A Revolução Francesa (1789) trouxe, no ideal de liberdade, aparato teórico à defesa do respeito à autonomia da vontade no contrato, inclusive de trabalho (desconsiderada a clara situação de desigualdade e dependência entre os contratantes), que se somou à filosofia do laissez-faire (em francês, deixe acontecer), para apregoar o distanciamento do Estado das relações econômicas.

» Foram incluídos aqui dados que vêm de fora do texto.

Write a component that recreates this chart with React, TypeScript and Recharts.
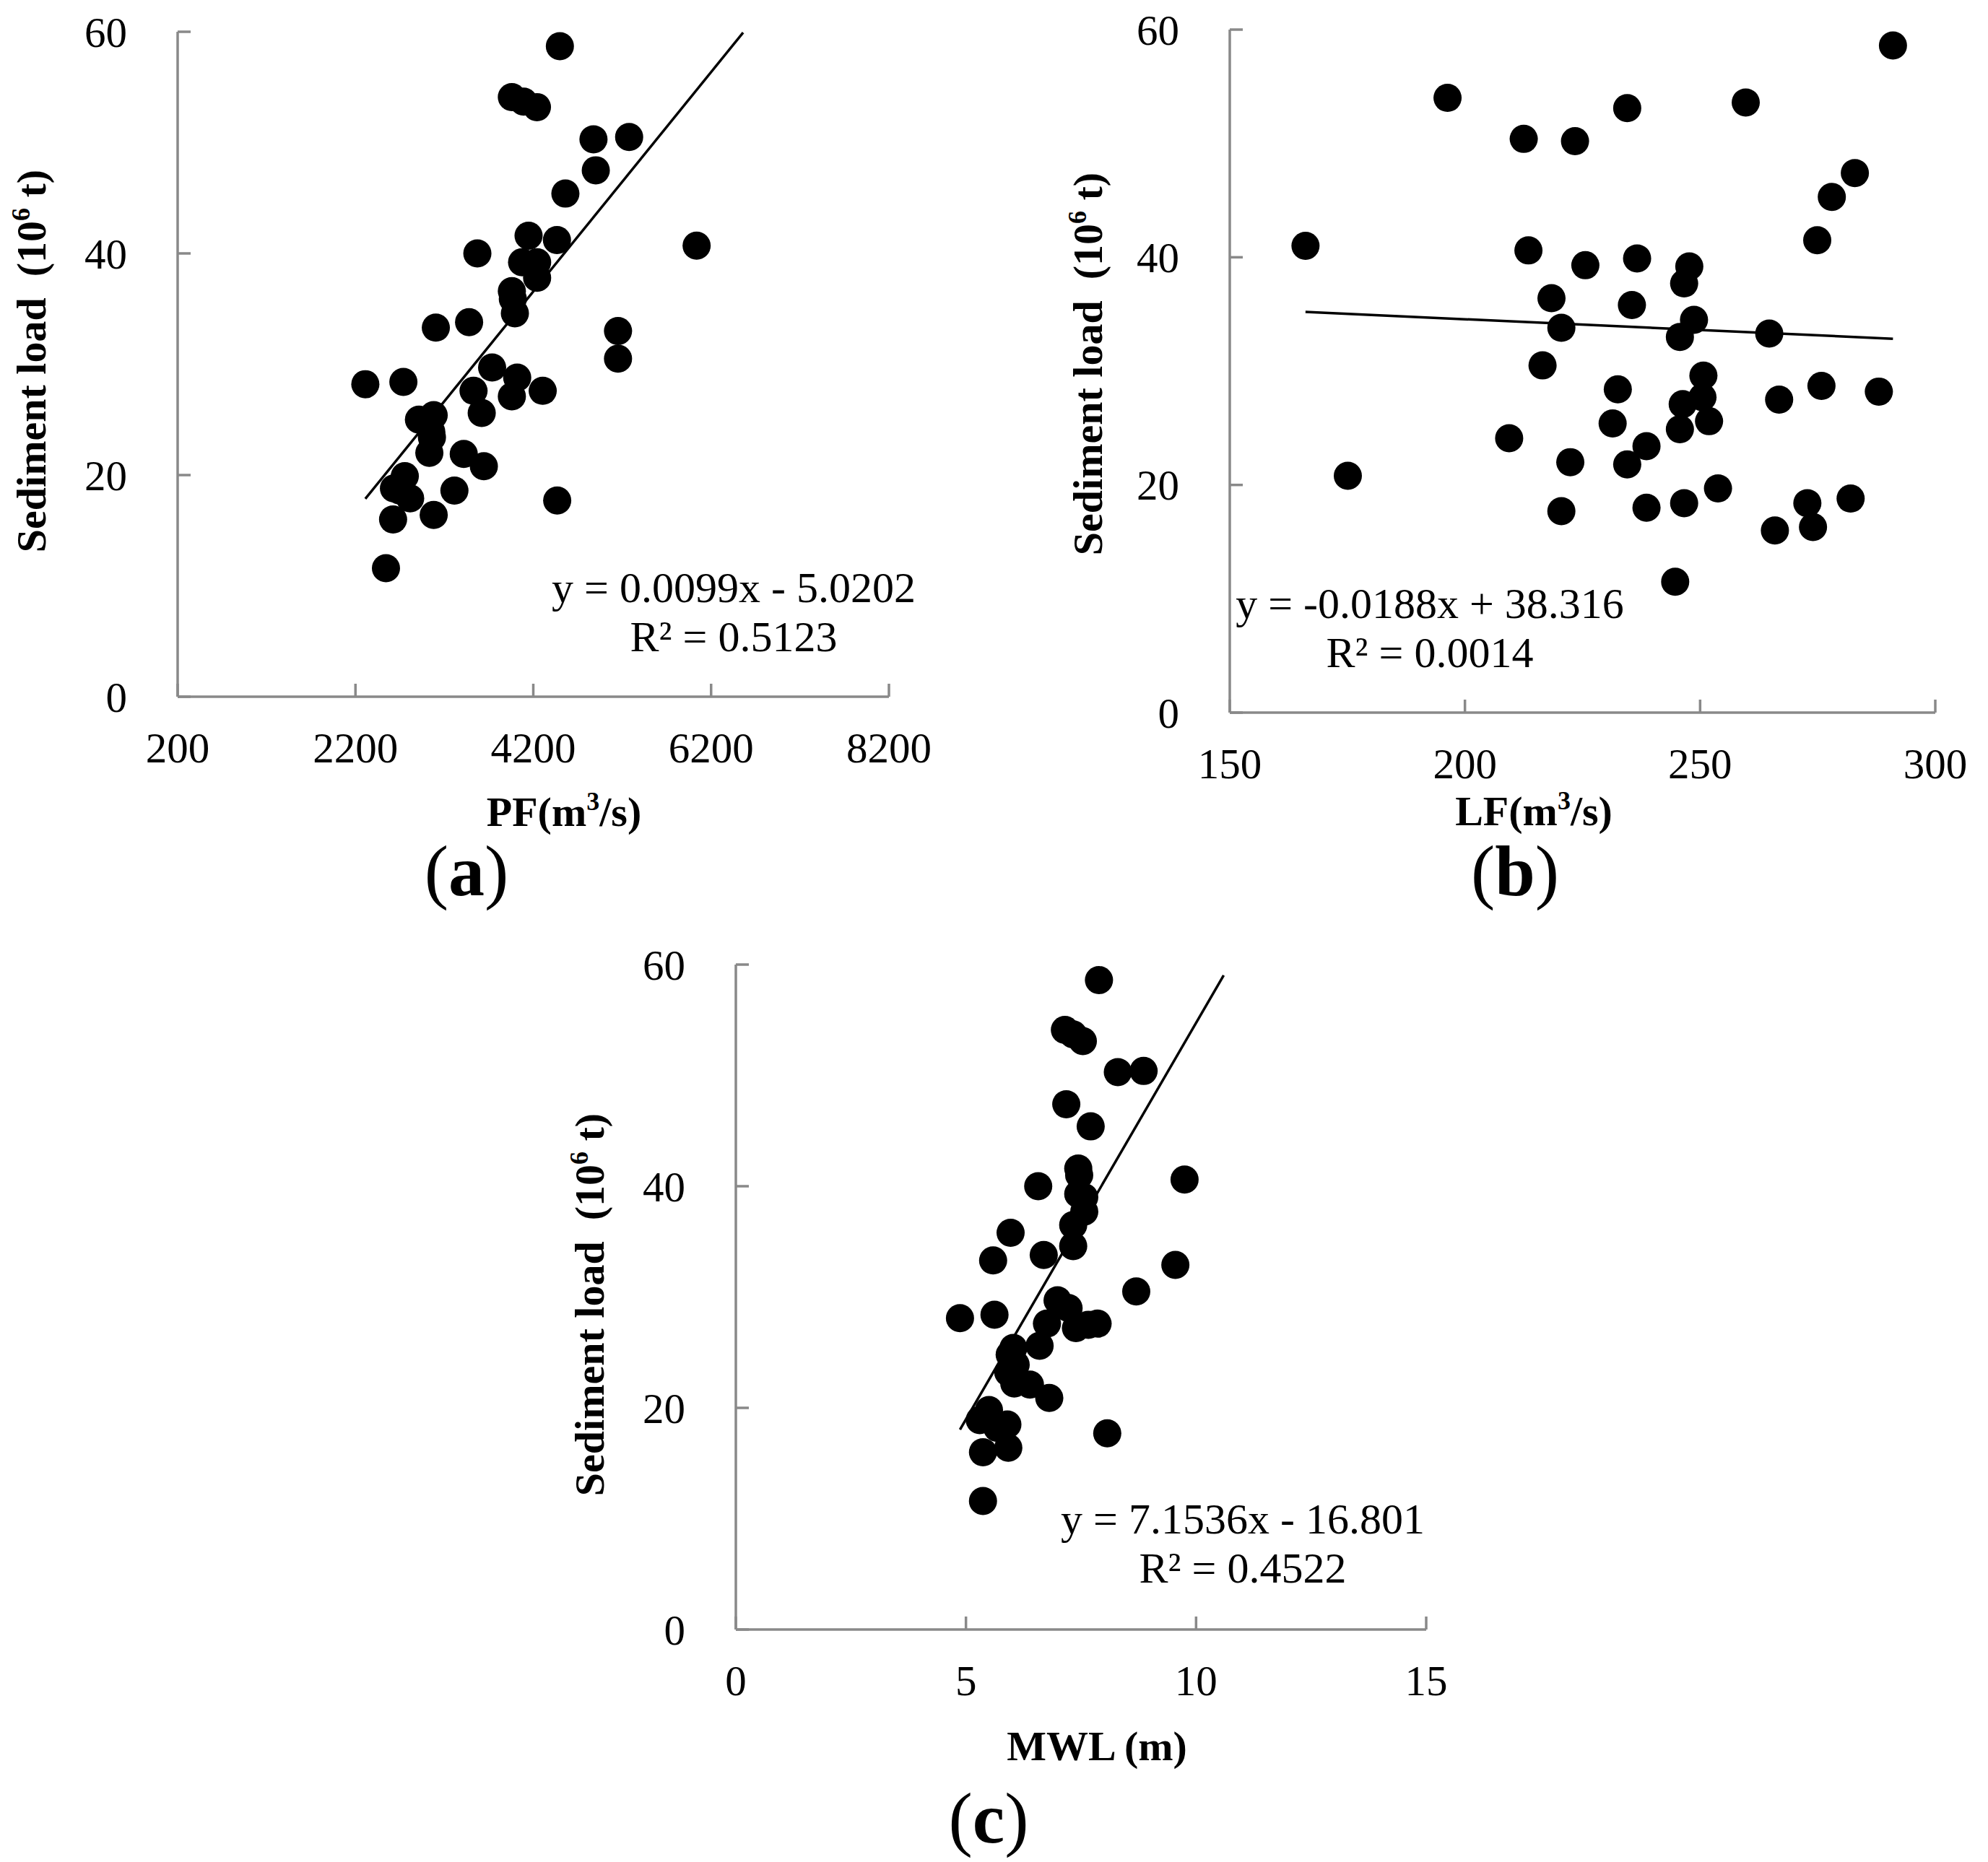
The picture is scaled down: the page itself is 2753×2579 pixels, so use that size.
import React from 'react';
import { ScatterChart, Scatter, XAxis, YAxis, ReferenceLine } from 'recharts';

// sediment load vs PF (peak flow)
const pfX = [4499, 3959, 4091, 4241, 4877, 5278, 4903, 4561, 4147, 4466, 6037, 3571, 4074, 4243, 4243, 3959,
  3970, 3993, 3478, 3104, 5153, 5153, 3737, 4019, 2739, 2311, 3528, 4306, 3959, 3620, 3080, 2914,
  3053, 3060, 3031, 3418, 3644, 2755, 2633, 3313, 2700, 2815, 4469, 3080, 2623, 2543];
const pfY = [58.7, 54.1, 53.7, 53.2, 50.3, 50.5, 47.5, 45.4, 41.6, 41.2, 40.7, 40.0, 39.2, 39.2, 37.8, 36.6,
  35.9, 34.6, 33.8, 33.3, 33.0, 30.5, 29.7, 28.8, 28.4, 28.2, 27.6, 27.6, 27.1, 25.6, 25.4, 25.0,
  23.9, 23.4, 22.0, 21.9, 20.8, 19.9, 18.8, 18.6, 18.6, 17.9, 17.7, 16.4, 16.0, 11.6];

// sediment load vs LF (low flow)
const lfX = [291.0, 196.3, 259.7, 234.5, 212.5, 223.4, 282.9, 278.0, 274.9, 166.1, 213.5, 236.6, 225.6, 247.7, 246.6, 218.4,
  235.5, 248.7, 220.5, 245.7, 264.7, 216.5, 250.7, 232.5, 288.0, 275.8, 266.8, 246.3, 250.5, 251.9, 231.4, 245.7,
  209.4, 238.6, 234.5, 222.4, 175.1, 253.8, 246.6, 238.6, 220.5, 272.8, 282.0, 265.9, 274.0, 244.7];
const lfY = [58.6, 54.0, 53.6, 53.1, 50.4, 50.2, 47.4, 45.3, 41.5, 41.0, 40.6, 39.9, 39.3, 39.2, 37.7, 36.4,
  35.8, 34.5, 33.8, 33.0, 33.3, 30.5, 29.6, 28.4, 28.2, 28.7, 27.5, 27.1, 27.7, 25.6, 25.4, 24.9,
  24.1, 23.4, 21.8, 22.0, 20.8, 19.7, 18.4, 18.0, 17.7, 18.4, 18.8, 16.0, 16.3, 11.5];

// sediment load vs MWL (mean water level)
const mwlX = [7.89, 7.15, 7.33, 7.54, 8.30, 8.86, 7.18, 7.71, 7.44, 7.46, 9.75, 6.57, 7.44, 7.57, 7.57, 7.33,
  5.97, 7.33, 6.69, 5.59, 9.55, 8.70, 6.99, 7.23, 5.62, 4.87, 6.76, 7.39, 7.66, 7.86, 6.60, 6.03,
  5.95, 6.08, 5.92, 6.39, 6.05, 6.81, 5.50, 5.30, 5.90, 5.68, 8.07, 5.92, 5.37, 5.37];
const mwlY = [58.6, 54.1, 53.7, 53.1, 50.3, 50.4, 47.4, 45.4, 41.6, 41.0, 40.6, 40.0, 39.3, 39.0, 37.7, 36.5,
  35.8, 34.6, 33.8, 33.3, 32.9, 30.5, 29.7, 29.0, 28.4, 28.1, 27.6, 27.2, 27.5, 27.6, 25.6, 25.4,
  24.8, 23.9, 23.2, 22.1, 22.2, 20.9, 19.8, 18.9, 18.5, 18.2, 17.7, 16.4, 16.0, 11.6];

const yTicks = [0, 20, 40, 60];
const pfTicks = [200, 2200, 4200, 6200, 8200];
const lfTicks = [150, 200, 250, 300];
const mwlTicks = [0, 5, 10, 15];

// trend lines (Excel linear fits, as printed on the chart)
const pfFit = { slope: 0.0099, intercept: -5.0202, from: 2311, to: 6560 };
const lfFit = { slope: -0.0188, intercept: 38.316, from: 166.1, to: 291.0 };
const mwlFit = { slope: 7.1536, intercept: -16.801, from: 4.87, to: 10.6 };

const FONT = '"Liberation Serif", "Times New Roman", serif';
const GRAY = '#898989';
const TICK_GAP = 70;
const TICK_LEN = 18;

const toPoints = (xs: number[], ys: number[]) => xs.map((x, i) => ({ x, y: ys[i] }));
const fitSegment = (f: { slope: number; intercept: number; from: number; to: number }) => [
  { x: f.from, y: f.slope * f.from + f.intercept },
  { x: f.to, y: f.slope * f.to + f.intercept },
];

const Dot = (p: any) => <circle cx={p.cx} cy={p.cy} r={19.5} fill="#000" />;

const YTick = (p: any) => (
  <g>
    <line x1={p.x + TICK_GAP} x2={p.x + TICK_GAP + TICK_LEN} y1={p.y} y2={p.y} stroke={GRAY} strokeWidth={3.5} />
    <text x={p.x} y={p.y} dy="0.35em" textAnchor="end" fontFamily={FONT} fontSize={59} fill="#000">
      {p.payload.value}
    </text>
  </g>
);

const XTick = (p: any) => (
  <g>
    <line x1={p.x} x2={p.x} y1={p.y - TICK_GAP} y2={p.y - TICK_GAP - TICK_LEN} stroke={GRAY} strokeWidth={3.5} />
    <text x={p.x} y={p.y} dy="0.35em" textAnchor="middle" fontFamily={FONT} fontSize={59} fill="#000">
      {p.payload.value}
    </text>
  </g>
);

function YTitle({ bx, cy }: { bx: number; cy: number }) {
  return (
    <text x={bx} y={cy} transform={`rotate(-90, ${bx}, ${cy})`} textAnchor="middle"
      fontFamily={FONT} fontWeight="bold" fontSize={58} fill="#000">
      <tspan>{'Sediment load\u00a0 (10'}</tspan>
      <tspan dy={-22} fontSize={36}>6</tspan>
      <tspan dy={22}>{' t)'}</tspan>
    </text>
  );
}

type Texts = {
  title: string;
  sup?: string;
  titleX: number;
  titleY: number;
  letter: string;
  letterX: number;
  letterY: number;
  eq: string;
  r2: string;
  eqX: number;
  eqY: number;
};

function BottomTexts({ t }: { t: Texts }) {
  return (
    <g fontFamily={FONT} fill="#000">
      <text x={t.titleX} y={t.titleY} textAnchor="middle" fontWeight="bold" fontSize={58}>
        <tspan>{t.title}</tspan>
        {t.sup ? <tspan dy={-22} fontSize={36}>{t.sup}</tspan> : null}
        {t.sup ? <tspan dy={22}>/s)</tspan> : null}
      </text>
      <text x={t.letterX} y={t.letterY} textAnchor="middle" fontSize={100}>
        (<tspan fontWeight="bold">{t.letter}</tspan>)
      </text>
      <text x={t.eqX} y={t.eqY} textAnchor="middle" fontSize={60}>{t.eq}</text>
      <text x={t.eqX} y={t.eqY + 68} textAnchor="middle" fontSize={60}>{t.r2}</text>
    </g>
  );
}

type PanelProps = {
  left: number;
  top: number;
  width: number;
  height: number;
  margin: { top: number; right: number; bottom: number; left: number };
  yWidth: number;
  xHeight: number;
  xDomain: [number, number];
  xTicks: number[];
  data: { x: number; y: number }[];
  fit: { slope: number; intercept: number; from: number; to: number };
  yTitle: { bx: number; cy: number };
  texts: Texts;
};

function Panel(p: PanelProps) {
  return (
    <div style={{ position: 'absolute', left: p.left, top: p.top }}>
      <ScatterChart width={p.width} height={p.height} margin={p.margin}>
        <XAxis type="number" dataKey="x" domain={p.xDomain} ticks={p.xTicks} interval={0}
          height={p.xHeight} tickSize={0} tickMargin={TICK_GAP} tickLine={false}
          axisLine={{ stroke: GRAY, strokeWidth: 3.5 }} tick={<XTick />}
          label={<BottomTexts t={p.texts} />} />
        <YAxis type="number" dataKey="y" domain={[0, 60]} ticks={yTicks} interval={0}
          width={p.yWidth} tickSize={0} tickMargin={TICK_GAP} tickLine={false}
          axisLine={{ stroke: GRAY, strokeWidth: 3.5 }} tick={<YTick />}
          label={<YTitle bx={p.yTitle.bx} cy={p.yTitle.cy} />} />
        <Scatter data={p.data} fill="#000" shape={Dot} isAnimationActive={false} />
        <ReferenceLine segment={fitSegment(p.fit)} stroke="#000" strokeWidth={3.5} />
      </ScatterChart>
    </div>
  );
}

export default function App() {
  return (
    <div style={{ position: 'absolute', left: 0, top: 0, width: 2753, height: 2579, background: '#fff' }}>
      <Panel left={0} top={0} width={1300} height={1290}
        margin={{ top: 44, right: 69, bottom: 0, left: 0 }} yWidth={246} xHeight={325}
        xDomain={[200, 8200]} xTicks={pfTicks} data={toPoints(pfX, pfY)} fit={pfFit}
        yTitle={{ bx: 63, cy: 500 }}
        texts={{ title: 'PF(m', sup: '3', titleX: 781, titleY: 1144, letter: 'a', letterX: 646, letterY: 1240,
          eq: 'y = 0.0099x - 5.0202', r2: 'R² = 0.5123', eqX: 1016, eqY: 834 }} />
      <Panel left={1450} top={0} width={1303} height={1290}
        margin={{ top: 41, right: 73, bottom: 0, left: 0 }} yWidth={253} xHeight={303}
        xDomain={[150, 300]} xTicks={lfTicks} data={toPoints(lfX, lfY)} fit={lfFit}
        yTitle={{ bx: 76, cy: 504 }}
        texts={{ title: 'LF(m', sup: '3', titleX: 674, titleY: 1143, letter: 'b', letterX: 648, letterY: 1240,
          eq: 'y = -0.0188x + 38.316', r2: 'R² = 0.0014', eqX: 530, eqY: 856 }} />
      <Panel left={750} top={1290} width={1300} height={1289}
        margin={{ top: 46, right: 75, bottom: 0, left: 0 }} yWidth={269} xHeight={322}
        xDomain={[0, 15]} xTicks={mwlTicks} data={toPoints(mwlX, mwlY)} fit={mwlFit}
        yTitle={{ bx: 86, cy: 517 }}
        texts={{ title: 'MWL (m)', titleX: 769, titleY: 1148, letter: 'c', letterX: 619, letterY: 1262,
          eq: 'y = 7.1536x - 16.801', r2: 'R² = 0.4522', eqX: 971, eqY: 834 }} />
    </div>
  );
}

A primeira Revolução Industrial (1760-1860) trouxe a expansão das fábricas e o surgimento da classe trabalhadora (proletariado), submetida a jornadas de até 17 horas diárias (incluindo idosos, crianças e mulheres). E, em 1891, o Papa Leão XIII editou a histórica encíclica Rerum Novarum (do latim, Coisas Novas), alertando para a situação de penúria dos operários e para a necessidade de intervenção estatal nas relações de trabalho.
A encíclica tornou-se documento essencial para a construção do Direito do Trabalho, a partir de regras como limitação de jornada diária, direito a repouso semanal remunerado, salário mínimo, etc, o que se difundiu com mais força após a criação da Organização Internacional do Trabalho (OIT), em 1919, com o surgimento de diversos aparatos legais protetivos ao trabalhador em todo o mundo.
Que esta inspiração ajude o Papa Leão XIV a lançar luzes sobre os impactos que as atuais revoluções tecnológicas têm trazido ao mundo do trabalho, como ele mesmo também já demonstrou preocupação.